THERE HAS to be a reason for that weary comment (a cliche, but still true) that the problem with family holidays is that when they are all over you need another one - preferably by yourself. For me, it's the agony and stress that goes into holiday planning. I find myself asking yet again: "Now, boys, have you got everything? And I mean everything, because I'm not taking responsibility for what you forget."

"Mum, Mum," says Lewis with an air of hysteria, "You only asked us to pack our toys."

I've been washing for three days and we've all been wearing the same clothes for a week. I mean, I'm not travelling with dirty linen and I'm certainly not coming home to more than the normal three-ton load. There's still two kilos of green beans in the fridge so we'll have them for breakfast. Perhaps I could drizzle some fine olive oil over them, sprinkle with breadcrumbs from the last stale loaf and pop it all under the grill. If we all wear sunglasses we can pretend we're already in Italy.

The wardrobes and the fridge are now empty. If we sit at the kitchen table for the next 24 hours I won't even have to make the beds. I'm just about ready for three days in the car when my husband asks, casually but firmly, if I've managed to collect his cleaning, buy film and get currency? When I suggest I could maybe put a brush up my arse and sweep the stairs at the same time, he stomps out muttering something about being just like my mother.

How did we get to this point? This year's summer holiday began the moment we arrived in our rented Spanish house last year. "Yes! This is great," we said. "We'll book it now for next year." Two weeks later the thought had vanished and we arrived home relieved not to have to think about the next holiday for at least six months. January is the serious time to start planning. So by May we finally get around to discussing it like a domestic chore that must be done.

I want to go to a very expensive hotel in a beautiful European city where they change the sheets and towels every day and where the washing miraculously disappears and returns before you've noticed. My husband wants a house where he can read in the shade by the pool all day, moving only to cook gourmet regional meals. The children just want to go to Alton Towers.

The children suggest a canal boat or an activity holiday. But the thought of being with them all 24 hours a day in a space no bigger than my downstairs loo is enough to bring on a divorce.

I try to explain to my husband, in my most conciliatory voice, that a villa holiday is not really a holiday for me.
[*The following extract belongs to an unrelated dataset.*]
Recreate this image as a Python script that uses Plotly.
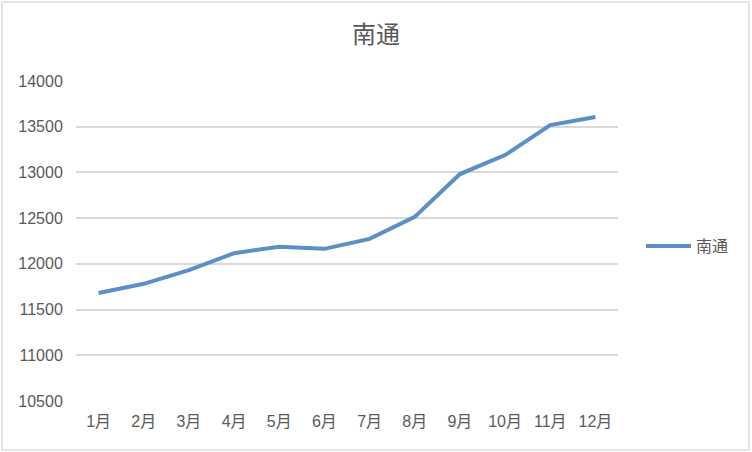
import plotly.graph_objects as go

months = ["1月", "2月", "3月", "4月", "5月", "6月", "7月", "8月", "9月", "10月", "11月", "12月"]
nantong = [11682, 11782, 11932, 12116, 12188, 12164, 12273, 12514, 12982, 13190, 13518, 13606]
y_ticks = [10500, 11000, 11500, 12000, 12500, 13000, 13500, 14000]
series_name = "南通"
title_text = "南通"

font_family = "Liberation Sans, Noto Sans CJK SC, sans-serif"
gray = "#595959"

fig = go.Figure()
fig.add_trace(go.Scatter(
    x=months, y=nantong, mode="lines", name=series_name,
    line=dict(color="#5B8FC6", width=4),
))

fig.update_layout(
    width=752, height=452,
    paper_bgcolor="white", plot_bgcolor="white",
    margin=dict(l=76, r=134, t=81, b=51, autoexpand=False),
    title=dict(text=title_text, x=0.5, xanchor="center", y=1 - 35 / 452, yanchor="middle",
               font=dict(family=font_family, size=24, color=gray)),
    font=dict(family=font_family, color=gray),
    showlegend=True,
    legend=dict(x=1 + 23 / 542, xanchor="left", y=0.5 - 5 / 320, yanchor="middle",
                font=dict(family=font_family, size=16, color=gray),
                itemwidth=45, bgcolor="rgba(0,0,0,0)"),
    xaxis=dict(type="category", range=[-0.5, 11.5], showgrid=False, showline=False,
               zeroline=False, ticks="outside", ticklen=6, tickcolor="rgba(0,0,0,0)",
               automargin=False,
               tickfont=dict(family=font_family, size=16, color=gray)),
    yaxis=dict(range=[10500, 14000], tickvals=y_ticks, ticktext=[str(v) for v in y_ticks],
               showgrid=True, automargin=False,
               gridcolor="#D9D9D9", gridwidth=1.5, zeroline=False, showline=False,
               ticks="outside", ticklen=9, tickcolor="rgba(0,0,0,0)",
               tickfont=dict(family=font_family, size=16, color=gray)),
    shapes=[dict(type="rect", xref="paper", yref="paper", x0=-74/542, x1=1 + 131/542,
                 y0=-49/320, y1=1 + 79/320, line=dict(color="#DDDDDD", width=1.5))],
)

fig.write_html("out.html", config={"displayModeBar": False},
               post_script="document.body.style.margin='0';")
There's still all the washing, shopping and cooking to be done. Not to mention the children, who require round-the-clock entertainment. They're too young to take out for dinner and I'm not leaving them with a strange babysitter.

Over the next week we "discuss" which kind of house we want. I want one with a village we can walk to for a drink and a meal. He wants one where the only sound to be heard is the hissing of the local snakes. The children just want to take all their friends. Of course we find one eventually that has everything we need, provided we take at least another eight members of the family with us to cover the cost.

"Darlings," I coo, "Isn't it lovely, we're going on holiday with both sets of grandparents, Uncle Sam, Auntie Jessica, Henry and Lindsay?"

"Are we ever going to have a family holiday that's just just us and you and Dad?" whines someone.

In the end it really does all work out swimmingly. Everybody is leaving from a different airport or train station and we're all to arrive on different days at different times. The children don't want to come, and my husband is too tied up at work to be excited. And quite frankly, he says, it's not exactly the sort of holiday he would have chosen anyway.

And me? Well, I must finish the washing, brief the daily, pay the gardener and milkman, cancel the papers, pack, get the car serviced, persuade my husband it's going to be marvellous and tell the children to stop complaining and be grateful that Mummy and Daddy can take them on a holiday at all.

I wanted this piece to be constructive, but I can't think of anything constructive to say. How about don't have children, or don't go on holiday?